I'm looking to evaluate $$\int_{-\infty}^{\infty} \frac{e^{-{ax}^2}}{1+x^2} dx$$ where $a$ is real.
The "obvious" thing to try is a semi-circular contour integral in the upper or lower half plane, but this doesn't work because $e^{-{ax}^2}$ blows up along the imaginary axis.
On
Let $F(a)$ be given by the integral
$$F(a)=\int_{-\infty}^\infty \frac{e^{-ax^2}}{1+x^2}\,dx$$
for $a>0$.
Then the derivative $F'(a)$ of $F(a)$ is
$$\begin{align} F'(a)&=-\int_{-\infty}^\infty \frac{x^2e^{-ax^2}}{1+x^2}\,dx\\\\ &=F(a)-\int_{-\infty}^\infty e^{-ax^2}\,dx\\\\ &=F(a)-\sqrt{\frac{\pi}{a}} \end{align}$$
Hence, $F(a)$ satisfies the ODE $F'(a)-F(a)=-\sqrt{\frac{\pi}{a}}$ subject to $F(0)=\pi$. Solution to that ODE can be written
$$\begin{align} F(a)&=e^a \left(\pi -\sqrt \pi \int_0^a \frac{e^{-x}}{\sqrt x}\,dx\right)\\\\ &=e^a\left(\pi -\pi \frac{2}{\sqrt \pi}\int_0^{\sqrt a}e^{-x^2}\,dx\right)\\\\ &=\pi e^a \left(1-\text{erf}(\sqrt a)\right)\\\\ &=\pi e^a \text{erfc}(\sqrt a) \end{align}$$
where $\text{erf(x)}=\frac2{\sqrt \pi}\int_0^x e^{-t^2}\,dt$ is the error function and $\text{erfc}(x)=\frac2{\sqrt \pi}\int_x^\infty e^{-t^2}\,dt=1-\text{erf}(x)$ is the complementary error function.
On
We can apply Feynmann's Differentiation Under the Integral Trick.

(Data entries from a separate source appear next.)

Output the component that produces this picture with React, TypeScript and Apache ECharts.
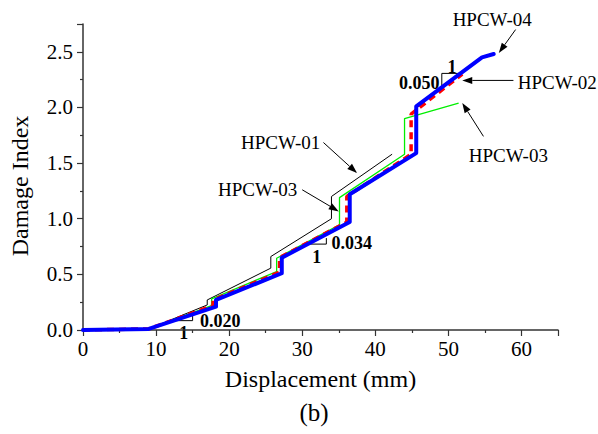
import React, { useEffect, useRef } from "react";
import * as echarts from "echarts";

// Damage index vs. displacement for the four specimens
const hpcw01: [number, number][] = [
  [0, 0], [9, 0.01], [17.0, 0.225], [17.0, 0.27], [25.7, 0.556], [25.7, 0.66],
  [34.0, 1.0], [34.0, 1.2], [42.3, 1.58],
];
const hpcw02: [number, number][] = [
  [0, 0], [9, 0.01], [17.8, 0.22], [17.8, 0.27], [26.9, 0.52], [26.9, 0.65],
  [36.1, 0.97], [36.1, 1.2], [44.9, 1.58], [44.9, 1.94], [51.9, 2.3],
];
const hpcw03: [number, number][] = [
  [0, 0], [9, 0.01], [17.6, 0.22], [17.6, 0.28], [26.5, 0.525], [26.5, 0.645],
  [35.1, 0.946], [35.1, 1.19], [44.0, 1.58], [44.0, 1.9], [51.4, 2.04],
];
const hpcw04: [number, number][] = [
  [0, 0], [9, 0.01], [18.2, 0.21], [18.2, 0.27], [27.2, 0.51], [27.2, 0.65],
  [36.5, 0.97], [36.5, 1.22], [45.6, 1.59], [45.6, 2.01], [54.6, 2.45], [56.2, 2.48],
];

const seriesNames = ["HPCW-01", "HPCW-03", "HPCW-02", "HPCW-04"];

// Callout labels: text position and arrow (from -> to), in data units
const callouts = [
  { text: "HPCW-01", at: [27.05, 1.685], from: [32.9, 1.685], to: [37.5, 1.41] },
  { text: "HPCW-03", at: [23.9, 1.26], from: [30.0, 1.26], to: [35.0, 1.066] },
  { text: "HPCW-04", at: [56.0, 2.79], from: [59.2, 2.7], to: [56.9, 2.49] },
  { text: "HPCW-02", at: [64.9, 2.225], from: [58.9, 2.243], to: [51.9, 2.243] },
  { text: "HPCW-03", at: [58.2, 1.57], from: [54.8, 1.74], to: [51.9, 2.04] },
];

// Slope markers: legs of the triangle plus the "1" run label and slope label
const slopes = [
  { value: "0.020", legs: [[12.0, 0.084], [15.0, 0.084], [15.0, 0.135]], one: [13.8, -0.027], label: [16.0, 0.08], align: "left" },
  { value: "0.034", legs: [[30.7, 0.772], [33.3, 0.772], [33.3, 0.826]], one: [32.0, 0.66], label: [34.0, 0.78], align: "left" },
  { value: "0.050", legs: [[49.1, 2.19], [49.1, 2.306], [51.6, 2.306]], one: [50.5, 2.36], label: [48.8, 2.22], align: "right" },
];

const FONT = '"Liberation Serif", "Times New Roman", serif';

export default function App() {
  const ref = useRef<HTMLDivElement>(null);

  useEffect(() => {
    if (!ref.current) return;
    const chart = echarts.init(ref.current, null, { renderer: "svg" });

    const axisCommon = {
      axisLine: { show: true, lineStyle: { color: "#333", width: 1.5 } },
      axisTick: { show: true, inside: false, length: 6, lineStyle: { color: "#333", width: 1.2 } },
      minorTick: { show: true, splitNumber: 2, length: 3, lineStyle: { color: "#333", width: 1.2 } },
      splitLine: { show: false },
      nameLocation: "middle" as const,
    };

    chart.setOption({
      animation: false,
      backgroundColor: "#fff",
      grid: { left: 82, right: 40, top: 24, bottom: 104, containLabel: false },
      xAxis: {
        type: "value",
        min: 0,
        max: 65,
        interval: 10,
        name: "Displacement (mm)",
        nameGap: 37,
        ...axisCommon,
        nameTextStyle: { fontFamily: FONT, fontSize: 24, color: "#000" },
        axisLabel: {
          fontFamily: FONT, fontSize: 21, color: "#000", margin: 8,
          formatter: (v: number) => (v % 10 === 0 ? String(v) : ""),
        },
      },
      yAxis: {
        type: "value",
        min: 0,
        max: 2.75,
        interval: 0.5,
        name: "Damage Index",
        nameGap: 51,
        ...axisCommon,
        nameTextStyle: { fontFamily: FONT, fontSize: 24, color: "#000", padding: [0, 18, 0, 0] },
        axisLabel: {
          fontFamily: FONT, fontSize: 21, color: "#000", margin: 10,
          formatter: (v: number) => (Math.abs(v * 2 - Math.round(v * 2)) < 1e-6 ? v.toFixed(1) : ""),
        },
      },
      series: [
        { name: seriesNames[0], type: "line", data: hpcw01, showSymbol: false, lineStyle: { color: "#000", width: 1 } },
        { name: seriesNames[1], type: "line", data: hpcw03, showSymbol: false, lineStyle: { color: "#00ee00", width: 1.3 } },
        { name: seriesNames[2], type: "line", data: hpcw02, showSymbol: false, lineStyle: { color: "#ff0000", width: 3.5, type: [7, 5] } },
        { name: seriesNames[3], type: "line", data: hpcw04, showSymbol: false, lineStyle: { color: "#0000ff", width: 4, join: "round", cap: "round" } },
      ],
    });

    const px = (p: number[]) => chart.convertToPixel({ gridIndex: 0 }, p) as number[];
    const elements: any[] = [];

    callouts.forEach((c) => {
      const t = px(c.at);
      elements.push({
        type: "text",
        x: t[0], y: t[1],
        style: { text: c.text, font: `19px ${FONT}`, fill: "#000", textAlign: "center", textVerticalAlign: "middle" },
      });
      const a = px(c.from);
      const b = px(c.to);
      const dx = b[0] - a[0];
      const dy = b[1] - a[1];
      const len = Math.hypot(dx, dy);
      const ux = dx / len;
      const uy = dy / len;
      const headLen = 10;
      const headW = 3.5;
      const base = [b[0] - ux * headLen, b[1] - uy * headLen];
      elements.push({
        type: "line",
        shape: { x1: a[0], y1: a[1], x2: base[0], y2: base[1] },
        style: { stroke: "#000", lineWidth: 1 },
      });
      elements.push({
        type: "polygon",
        shape: {
          points: [
            [b[0], b[1]],
            [base[0] - uy * headW, base[1] + ux * headW],
            [base[0] + uy * headW, base[1] - ux * headW],
          ],
        },
        style: { fill: "#000" },
      });
    });

    slopes.forEach((s) => {
      elements.push({
        type: "polyline",
        shape: { points: s.legs.map(px) },
        style: { stroke: "#000", lineWidth: 1, fill: null },
      });
      const o = px(s.one);
      elements.push({
        type: "text", x: o[0], y: o[1],
        style: { text: "1", font: `bold 18px ${FONT}`, fill: "#000", textAlign: "center", textVerticalAlign: "middle" },
      });
      const l = px(s.label);
      elements.push({
        type: "text", x: l[0], y: l[1],
        style: { text: s.value, font: `bold 18px ${FONT}`, fill: "#000", textAlign: s.align, textVerticalAlign: "middle" },
      });
    });

    // Sub-figure caption
    elements.push({
      type: "text", x: 314, y: 412,
      style: { text: "(b)", font: `25px ${FONT}`, fill: "#000", textAlign: "center", textVerticalAlign: "middle" },
    });

    chart.setOption({ graphic: { elements } });

    return () => chart.dispose();
  }, []);

  return (
    <div
      ref={ref}
      style={{ position: "absolute", left: 0, top: 0, width: 598, height: 434 }}
    />
  );
}
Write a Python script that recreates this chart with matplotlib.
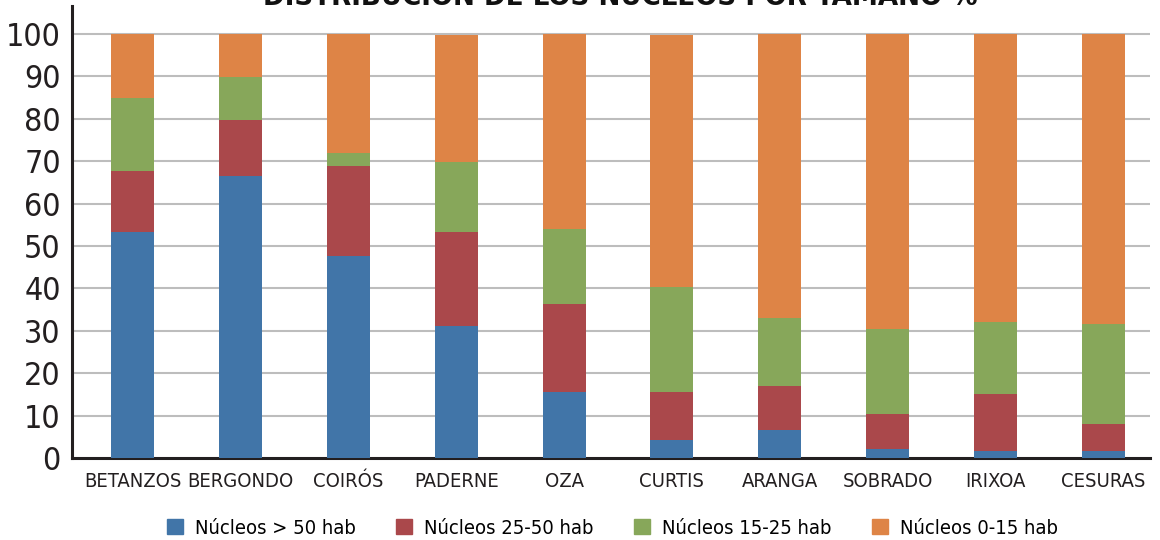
import numpy as np
import matplotlib.pyplot as plt
import matplotlib as mpl
from matplotlib.patches import Patch

mpl.rcParams['font.family'] = ['DejaVu Sans']
mpl.rcParams['font.stretch'] = 'condensed'

municipios = ['BETANZOS', 'BERGONDO', 'COIRÓS', 'PADERNE', 'OZA',
              'CURTIS', 'ARANGA', 'SOBRADO', 'IRIXOA', 'CESURAS']

# % de núcleos en cada tramo de tamaño
mas_50  = [53.3, 66.5, 47.7, 31.2, 15.6, 4.3, 6.6, 2.2, 1.7, 1.7]
n_25_50 = [14.3, 13.3, 21.1, 22.0, 20.8, 11.3, 10.4, 8.2, 13.4, 6.2]
n_15_25 = [17.3, 10.0, 3.0, 16.7, 17.5, 24.6, 16.1, 19.9, 16.9, 23.8]
n_0_15  = [15.1, 10.2, 28.2, 29.8, 46.1, 59.6, 66.9, 69.7, 68.0, 68.3]

series = [mas_50, n_25_50, n_15_25, n_0_15]
nombres = ['Núcleos > 50 hab', 'Núcleos 25-50 hab', 'Núcleos 15-25 hab', 'Núcleos 0-15 hab']
colores = ['#4175A8', '#AA484B', '#87A75A', '#DE8446']


def main():

    fig = plt.figure(figsize=(11.6, 5.4), dpi=100)
    ax = fig.add_axes([0.062, 0.152, 0.929, 0.837])

    x = np.arange(len(municipios))
    base = np.zeros(len(municipios))
    for vals, col in zip(series, colores):
        ax.bar(x, vals, 0.4, bottom=base, color=col, zorder=3)
        base += np.array(vals)

    ax.set_ylim(0, 106.6)
    ax.set_xlim(-0.565, 9.43)
    ax.set_yticks(range(0, 101, 10))
    ax.tick_params(axis='y', length=0, labelsize=23, pad=8, colors='#231F20')
    ax.tick_params(axis='x', length=0, labelsize=14.5, pad=10, colors='#231F20')
    ax.set_xticks(x)
    ax.set_xticklabels(municipios)

    for v in range(10, 101, 10):
        ax.axhline(v, color='#BDBDBD', lw=1.5, zorder=1)

    for s in ['right', 'top']:
        ax.spines[s].set_visible(False)
    for s in ['left', 'bottom']:
        ax.spines[s].set_color('#231F20')
        ax.spines[s].set_linewidth(2.2)

    handles = [Patch(color=c, label=n) for c, n in zip(colores, nombres)]
    fig.legend(handles=handles, loc='center', bbox_to_anchor=(0.528, 0.022),
               ncol=4, frameon=False, fontsize=14.5, handlelength=0.8, handleheight=0.8,
               columnspacing=2.0, handletextpad=0.6)

    fig.text(0.535, 1 - 5 / 540, 'DISTRIBUCIÓN DE LOS NÚCLEOS POR TAMAÑO %',
             ha='center', va='baseline', fontsize=21, fontweight='bold',
             color='#111111')

    fig.savefig('out.png', dpi=100)


if __name__ == "__main__":
    main()
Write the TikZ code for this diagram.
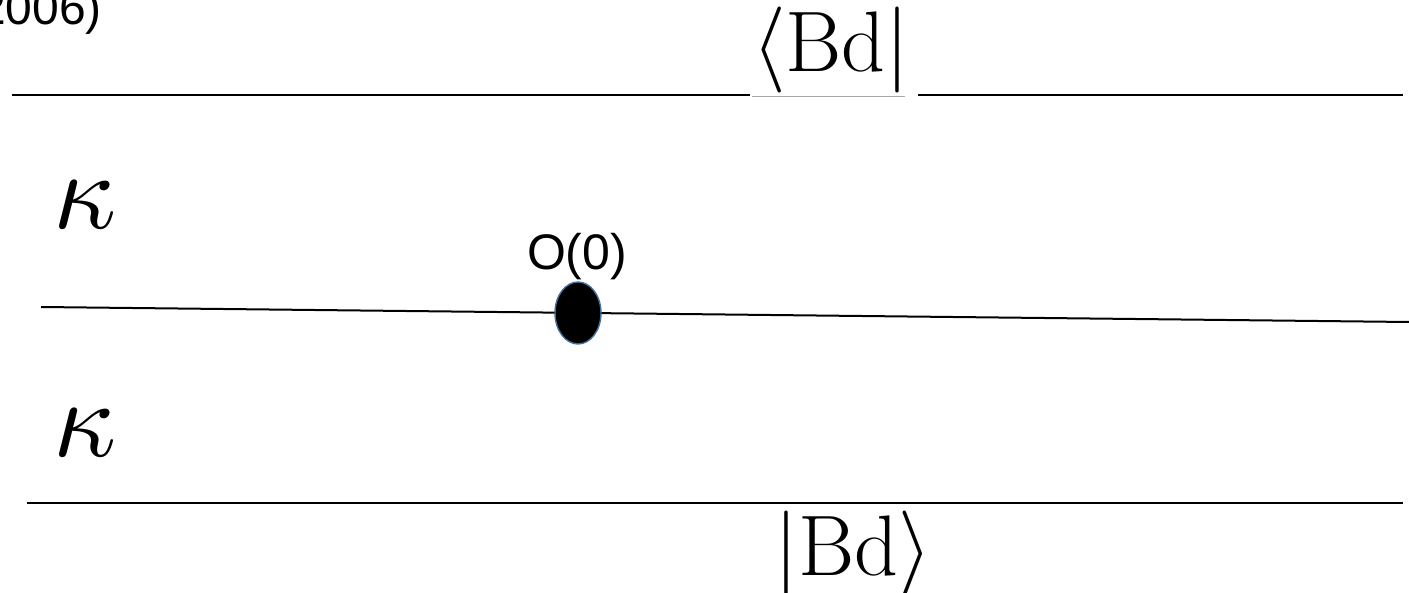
\documentclass[tikz,border=0pt]{standalone}
\usepackage{amsmath}
\usepackage{fontspec}
\usepackage{unicode-math}
\usepackage{tikz}
\usetikzlibrary{shapes.geometric}
\setmathfont{Latin Modern Math}
\newfontfamily\arialfont{Liberation Sans}
\definecolor{dotEdge}{RGB}{65, 113, 156}
\definecolor{pasteGray}{RGB}{170, 170, 170}

\begin{document}
\begin{tikzpicture}[x=0.5pt, y=-0.5pt, line width=1pt]
  \useasboundingbox (0,0) rectangle (1409,593);
  \node[anchor=base east, inner sep=0pt, font=\arialfont\fontsize{24}{28}\selectfont] (cite) at (103,25) {2006)};
  % bra and ket
  \node[anchor=base, inner sep=0pt, font=\fontsize{43}{48}\selectfont] (bra) at (831,72) {$\langle\mathrm{Bd}|$};
  \node[anchor=base, inner sep=0pt, font=\fontsize{43}{48}\selectfont] (ket) at (853,575) {$|\mathrm{Bd}\rangle$};
  \node[anchor=base, inner sep=0pt, font=\fontsize{55}{60}\selectfont] (kapA) at (85,229) {$\kappa$};
  \node[anchor=base, inner sep=0pt, font=\fontsize{55}{60}\selectfont] (kapB) at (85,456) {$\kappa$};
  \coordinate (topL) at (12,95);
  \coordinate (topR) at (1403,95);
  \coordinate (midL) at (41,307);
  \coordinate (midR) at (1409,322);
  \coordinate (botL) at (27,503);
  \coordinate (botR) at (1403,503);
  \draw[pasteGray, line width=0.4pt] (752,96.5) -- (905,96.5);
  \draw (topL) -- (750,95);
  \draw (918,95) -- (topR);
  \draw (midL) -- (midR);
  \draw (botL) -- (botR);
  % origin
  \node[ellipse, draw=dotEdge, fill=black, line width=0.7pt, minimum width=23pt, minimum height=31pt, inner sep=0pt] (orig) at (578,313) {};
  \node[anchor=base, inner sep=0pt, font=\arialfont\fontsize{25}{29}\selectfont] (origLbl) at (577,270) {O(0)};
\end{tikzpicture}
\end{document}
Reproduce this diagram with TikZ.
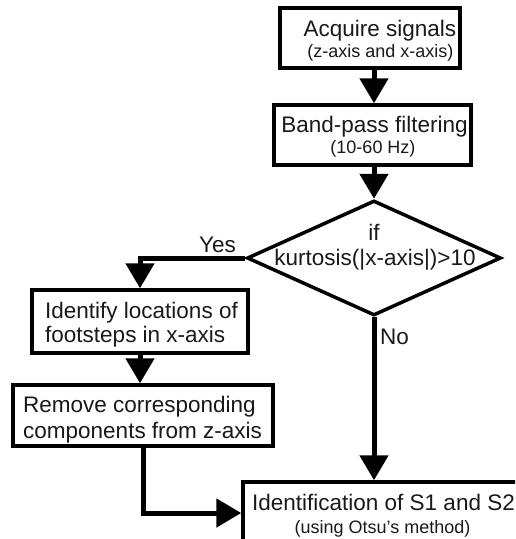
\documentclass[tikz,border=0pt]{standalone}
\usepackage{fontspec}
\setmainfont{Liberation Sans}
\usetikzlibrary{shapes.geometric,arrows.meta}
\newcommand\mainf{\fontsize{22.5}{25}\selectfont}
\newcommand\smallf{\fontsize{18}{21}\selectfont}
\begin{document}
\begin{tikzpicture}[x=1pt,y=-1pt,
  box/.style={draw=black,line width=3.5pt,rectangle,inner sep=0pt},
  conn/.style={line width=5pt,-{Triangle[width=28pt,length=25pt]}},
  txt/.style={font=\mainf,text=black!90,inner sep=0pt,anchor=base},
  txtl/.style={txt,anchor=base west},
  stxt/.style={font=\smallf,text=black!90,inner sep=0pt,anchor=base}]
\useasboundingbox (0,0) rectangle (515,539);
\clip (0,0) rectangle (515,539);
% boxes
\node[box,minimum width=180pt,minimum height=60pt] (b1) at (370,38) {};
\node[box,minimum width=197pt,minimum height=60pt] (b2) at (372.5,135) {};
\node[diamond,draw=black,line width=3.5pt,minimum width=254pt,minimum height=115pt,inner sep=0pt] (d) at (374,258) {};
\node[box,minimum width=216pt,minimum height=63pt] (b3) at (140,321.5) {};
\node[box,minimum width=260pt,minimum height=61pt] (b4) at (143,415.5) {};
\node[box,minimum width=276pt,minimum height=62pt] (b5) at (381,513) {};
% texts
\node[txt] (t1a) at (380,36) {Acquire signals};
\node[stxt] (t1b) at (380.5,57) {(z-axis and x-axis)};
\node[txt] (t2a) at (374.5,132) {Band-pass filtering};
\node[stxt] (t2b) at (373,153) {(10-60 Hz)};
\node[txt] (tda) at (374,240) {if};
\node[txt] (tdb) at (375,265) {kurtosis(|x-axis|)>10};
\node[txtl] (t3a) at (45,318) {Identify locations of};
\node[txtl] (t3b) at (45,342) {footsteps in x-axis};
\node[txtl] (t4a) at (23,412) {Remove corresponding};
\node[txtl] (t4b) at (23,438) {components from z-axis};
\node[txt] (t5a) at (383.5,510) {Identification of S1 and S2};
\node[stxt] (t5b) at (382.5,533) {(using Otsu's method)};
\node[txtl] (yes) at (199,252) {Yes};
\node[txtl] (no) at (380,344) {No};
% connectors
\draw[conn] (b1.south -| d.north) -- (b2.north -| d.north);
\draw[conn] (b2.south -| d.north) -- (d.north);
\draw[conn] (d.west) -| (b3.north);
\draw[conn] (b3.south) -- (b3.south |- b4.north);
\draw[conn] (d.south) -- (d.south |- b5.north);
\draw[conn] (b4.south) |- (b5.west);
\end{tikzpicture}
\end{document}
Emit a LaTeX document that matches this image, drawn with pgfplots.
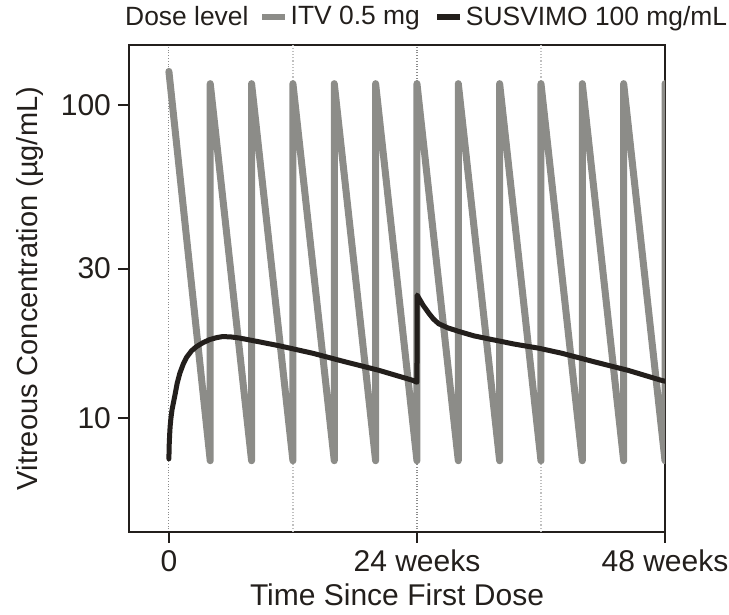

Let $$ f(a)=\int_{-\infty}^\infty\frac{e^{-ax^2}}{1+x^2}\,\mathrm{d}x $$ Then $f(a)-f'(a)=\int_{-\infty}^\infty e^{-ax^2}\,\mathrm{d}x=\sqrt{\frac\pi a}$. Multiply by $-e^{-a}$ and get $$ \left(e^{-a}f(a)\right)'=-e^{-a}\sqrt{\frac\pi a} $$ Thus, $$\newcommand{\erf}{\operatorname{erf}} \begin{align} e^{-a}f(a) &=\pi-\int_0^ae^{-t}\sqrt{\frac\pi t}\,\mathrm{d}t\\ &=\pi-2\sqrt\pi\int_0^{\sqrt{a}}e^{-t^2}\,\mathrm{d}t\\[6pt] &=\pi-\pi\erf\left(\sqrt{a}\right) \end{align} $$ So that $$ f(a)=\pi e^a\left(1-\erf\left(\sqrt{a}\right)\right) $$
We need $a\geq 0$ to ensure convergence. Assuming $a>0$, the Fourier transform of $\frac{1}{1+x^2}$ is $\sqrt{\frac{\pi}{2}} e^{-|s|}$ and the Fourier transform of $e^{-ax^2}$ is $\frac{1}{\sqrt{2a}}e^{-\frac{s^2}{4a}}$, hence the original integral equals $$\sqrt{\frac{\pi}{a}}\int_{0}^{+\infty}\exp\left(-\frac{s^2}{4a}-s\right)\,ds = \color{red}{\pi e^a\text{Erfc}\sqrt{a}} $$ which is not an elementary function and depends on the CDF of a normal random variable.